After posting my results at the range on one of these forums, it was suggested I try exercising using a 10 lb dumbbell. I took this advice even further. I mentioned what I was doing at the gym to make my time on the range even more successful. Today at the gym I incorporated what I call a "Glock Pistol shooting routine." I took the recommendations of a fellow forum user and adapted it so I could use the gym equipment for it. About the exercise, it was recommended that I use a 10 lb dumbbell and hold it out as if it were the Glock. Hold this for several seconds and then lower my arms and do several reps and 2 or 3 sets.

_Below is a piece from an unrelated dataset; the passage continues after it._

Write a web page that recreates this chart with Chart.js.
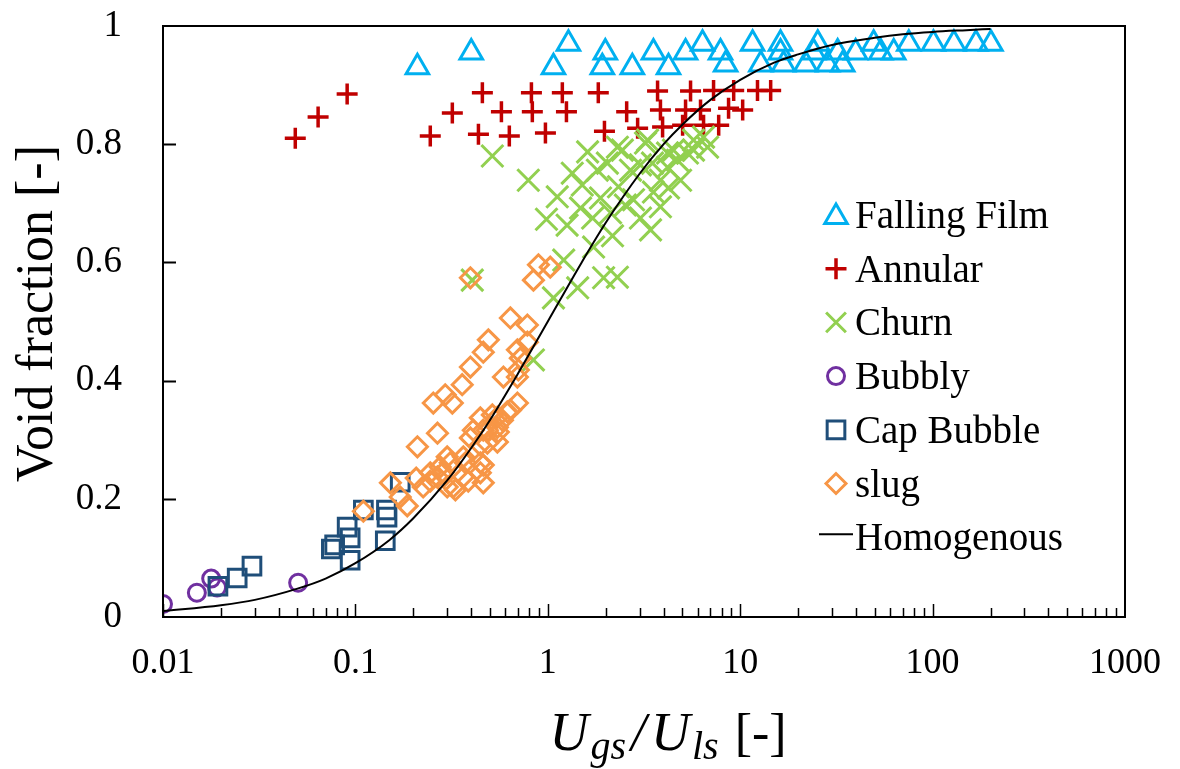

I was at the gym and was looking at the cable assembly most of us use for triceps isolation. The one with the steel cable above our heads and a bar which we grab and with a downward move, we exercise the triceps. The Glock exercise is different in that I lower the pulley down to the floor so it is an upward movement which raises the plates. However I do this with the attachment so I can hold it with both hands as if it were the Glock. It is the Grips you use if you stand between the cables and workout your chest. I hold that one cable handle with both hands the way you would a pistol. Arms extended and low to the floor, I start raising my extended arms as if I am raising the weapon to fire it. I do this 10 times and then 3 sets. Each time as I raise above horizontal I pause for a couple of seconds before I lower my arms to the floor. After a few weeks this should make the pistol, any pistol feel somewhat lighter and should then be easier to hold on target. As a beginner I know I am not as good a shooter as I will be in the future. I have enjoyed reading the advice and tips from all of you. Here I am with less than one month of pistol experience and some of you have over 40 years.


----------



## johnr (Jun 13, 2008)

hentom said:


> After posting my results at the range on one of these forums, it was suggested I try exercising using a 10 lb dumbbell. I took this advice even further. I mentioned what I was doing at the gym to make my time on the range even more successful. Today at the gym I incorporated what I call a "Glock Pistol shooting routine." I took the recommendations of a fellow forum user and adapted it so I could use the gym equipment for it. About the exercise, it was recommended that I use a 10 lb dumbbell and hold it out as if it were the Glock. Hold this for several seconds and then lower my arms and do several reps and 2 or 3 sets.
> 
> I was at the gym and was looking at the cable assembly most of us use for triceps isolation. The one with the steel cable above our heads and a bar which we grab and with a downward move, we exercise the triceps. The Glock exercise is different in that I lower the pulley down to the floor so it is an upward movement which raises the plates. However I do this with the attachment so I can hold it with both hands as if it were the Glock. It is the Grips you use if you stand between the cables and workout your chest. I hold that one cable handle with both hands the way you would a pistol. Arms extended and low to the floor, I start raising my extended arms as if I am raising the weapon to fire it. I do this 10 times and then 3 sets. Each time as I raise above horizontal I pause for a couple of seconds before I lower my arms to the floor. After a few weeks this should make the pistol, any pistol feel somewhat lighter and should then be easier to hold on target. As a beginner I know I am not as good a shooter as I will be in the future. I have enjoyed reading the advice and tips from all of you. Here I am with less than one month of pistol experience and some of you have over 40 years.


Why not incorporate a defensive movement in your workout. Bring both hands chest high and then extend to aim position, bring hands back to chest, then down to rest

Just a thought


----------